---------- Stored data ----------
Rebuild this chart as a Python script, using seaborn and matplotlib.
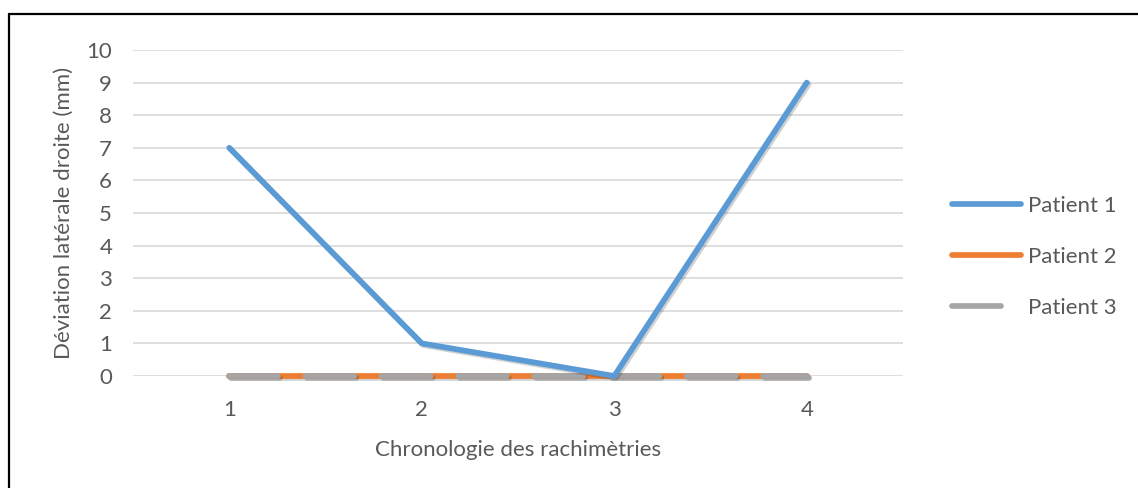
import matplotlib
matplotlib.use("Agg")
import matplotlib.pyplot as plt
import matplotlib.patheffects as pe
from matplotlib.lines import Line2D
import seaborn as sns
import pandas as pd

# Measurement order and right lateral deviation (mm) per patient
sessions = ["1", "2", "3", "4"]
patient_1 = [7, 1, 0, 9]
patient_2 = [0, 0, 0, 0]
patient_3 = [0, 0, 0, 0]
series_names = ["Patient 1", "Patient 2", "Patient 3"]
y_ticks = list(range(0, 11))

colors = {"Patient 1": "#5B9BD5", "Patient 2": "#ED7D31", "Patient 3": "#A5A5A5"}
text_color = "#595959"
fs = 16

df = pd.DataFrame({
    "session": sessions * 3,
    "x": list(range(len(sessions))) * 3,
    "value": patient_1 + patient_2 + patient_3,
    "patient": [n for n in series_names for _ in sessions],
})

sns.set_theme(style="white")
plt.rcParams["font.family"] = ["Lato", "DejaVu Sans"]

fig = plt.figure(figsize=(11.38, 4.88), dpi=100)
ax = fig.add_axes([133 / 1138, 1 - 376 / 488, (903 - 133) / 1138, (376 - 50) / 488])

shadow = [pe.SimpleLineShadow(offset=(1.3, -1.3), shadow_color="#000000", alpha=0.18),
          pe.Normal()]

lw = 4.1
dash = (8.6, 4.8)
order = ["Patient 2", "Patient 3", "Patient 1"]
for name in order:
    sub = df[df["patient"] == name]
    sns.lineplot(data=sub, x="x", y="value", ax=ax, color=colors[name],
                 linewidth=lw, legend=False, zorder=3 if name == "Patient 1" else 2)

for line in ax.get_lines():
    line.set_solid_capstyle("round")
    line.set_dash_capstyle("round")
    line.set_solid_joinstyle("round")
    line.set_clip_on(False)
    line.set_path_effects(shadow)
# Patient 3 is the second series drawn -> dashed on top of Patient 2
ax.get_lines()[1].set_dashes(dash)

ax.set_xlim(-0.5, 3.5)
ax.set_ylim(0, 10)
ax.set_xticks(range(len(sessions)))
ax.set_xticklabels(sessions)
ax.set_yticks(y_ticks)
ax.yaxis.grid(True, color="#D9D9D9", linewidth=1.2, zorder=0)
ax.set_axisbelow(True)
for s in ax.spines.values():
    s.set_visible(False)
ax.tick_params(axis="both", length=0, colors=text_color, labelsize=fs)
ax.tick_params(axis="x", pad=17)
ax.tick_params(axis="y", pad=15)

ax.set_xlabel("Chronologie des rachimètries", color=text_color, fontsize=fs, labelpad=15)
ax.set_ylabel("Déviation latérale droite (mm)", color=text_color, fontsize=fs, labelpad=9)

handles = [Line2D([0], [0], color=colors[n], linewidth=lw, solid_capstyle="round") for n in series_names]
handles[2] = Line2D([0], [0], color=colors["Patient 3"], linewidth=lw, solid_capstyle="round",
                    dash_capstyle="round", dashes=dash)
leg = fig.legend(handles, series_names, loc="center left", bbox_to_anchor=(952 / 1138, 1 - 257 / 488),
                 frameon=False, fontsize=fs, handlelength=3.1, handletextpad=0.3,
                 labelspacing=1.4, labelcolor=text_color, borderpad=0, borderaxespad=0)

# outer frame (top and left edges of the chart area)
fig.add_artist(Line2D([9 / 1138, 1.0], [1 - 14 / 488, 1 - 14 / 488], transform=fig.transFigure,
                      color="black", linewidth=1.6))
fig.add_artist(Line2D([9 / 1138, 9 / 1138], [0, 1 - 14 / 488], transform=fig.transFigure,
                      color="black", linewidth=1.6))

fig.savefig("out.png", dpi=100, facecolor="white")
----------
### Given exercise
Every line is to be duplicated exactly, though pictures stay out.

### Output for this exercise
Rebuild this chart as a Python script, using seaborn and matplotlib.
import matplotlib
matplotlib.use("Agg")
import matplotlib.pyplot as plt
import matplotlib.patheffects as pe
from matplotlib.lines import Line2D
import seaborn as sns
import pandas as pd

# Measurement order and right lateral deviation (mm) per patient
sessions = ["1", "2", "3", "4"]
patient_1 = [7, 1, 0, 9]
patient_2 = [0, 0, 0, 0]
patient_3 = [0, 0, 0, 0]
series_names = ["Patient 1", "Patient 2", "Patient 3"]
y_ticks = list(range(0, 11))

colors = {"Patient 1": "#5B9BD5", "Patient 2": "#ED7D31", "Patient 3": "#A5A5A5"}
text_color = "#595959"
fs = 16

df = pd.DataFrame({
    "session": sessions * 3,
    "x": list(range(len(sessions))) * 3,
    "value": patient_1 + patient_2 + patient_3,
    "patient": [n for n in series_names for _ in sessions],
})

sns.set_theme(style="white")
plt.rcParams["font.family"] = ["Lato", "DejaVu Sans"]

fig = plt.figure(figsize=(11.38, 4.88), dpi=100)
ax = fig.add_axes([133 / 1138, 1 - 376 / 488, (903 - 133) / 1138, (376 - 50) / 488])

shadow = [pe.SimpleLineShadow(offset=(1.3, -1.3), shadow_color="#000000", alpha=0.18),
          pe.Normal()]

lw = 4.1
dash = (8.6, 4.8)
order = ["Patient 2", "Patient 3", "Patient 1"]
for name in order:
    sub = df[df["patient"] == name]
    sns.lineplot(data=sub, x="x", y="value", ax=ax, color=colors[name],
                 linewidth=lw, legend=False, zorder=3 if name == "Patient 1" else 2)

for line in ax.get_lines():
    line.set_solid_capstyle("round")
    line.set_dash_capstyle("round")
    line.set_solid_joinstyle("round")
    line.set_clip_on(False)
    line.set_path_effects(shadow)
# Patient 3 is the second series drawn -> dashed on top of Patient 2
ax.get_lines()[1].set_dashes(dash)

ax.set_xlim(-0.5, 3.5)
ax.set_ylim(0, 10)
ax.set_xticks(range(len(sessions)))
ax.set_xticklabels(sessions)
ax.set_yticks(y_ticks)
ax.yaxis.grid(True, color="#D9D9D9", linewidth=1.2, zorder=0)
ax.set_axisbelow(True)
for s in ax.spines.values():
    s.set_visible(False)
ax.tick_params(axis="both", length=0, colors=text_color, labelsize=fs)
ax.tick_params(axis="x", pad=17)
ax.tick_params(axis="y", pad=15)

ax.set_xlabel("Chronologie des rachimètries", color=text_color, fontsize=fs, labelpad=15)
ax.set_ylabel("Déviation latérale droite (mm)", color=text_color, fontsize=fs, labelpad=9)

handles = [Line2D([0], [0], color=colors[n], linewidth=lw, solid_capstyle="round") for n in series_names]
handles[2] = Line2D([0], [0], color=colors["Patient 3"], linewidth=lw, solid_capstyle="round",
                    dash_capstyle="round", dashes=dash)
leg = fig.legend(handles, series_names, loc="center left", bbox_to_anchor=(952 / 1138, 1 - 257 / 488),
                 frameon=False, fontsize=fs, handlelength=3.1, handletextpad=0.3,
                 labelspacing=1.4, labelcolor=text_color, borderpad=0, borderaxespad=0)

# outer frame (top and left edges of the chart area)
fig.add_artist(Line2D([9 / 1138, 1.0], [1 - 14 / 488, 1 - 14 / 488], transform=fig.transFigure,
                      color="black", linewidth=1.6))
fig.add_artist(Line2D([9 / 1138, 9 / 1138], [0, 1 - 14 / 488], transform=fig.transFigure,
                      color="black", linewidth=1.6))

fig.savefig("out.png", dpi=100, facecolor="white")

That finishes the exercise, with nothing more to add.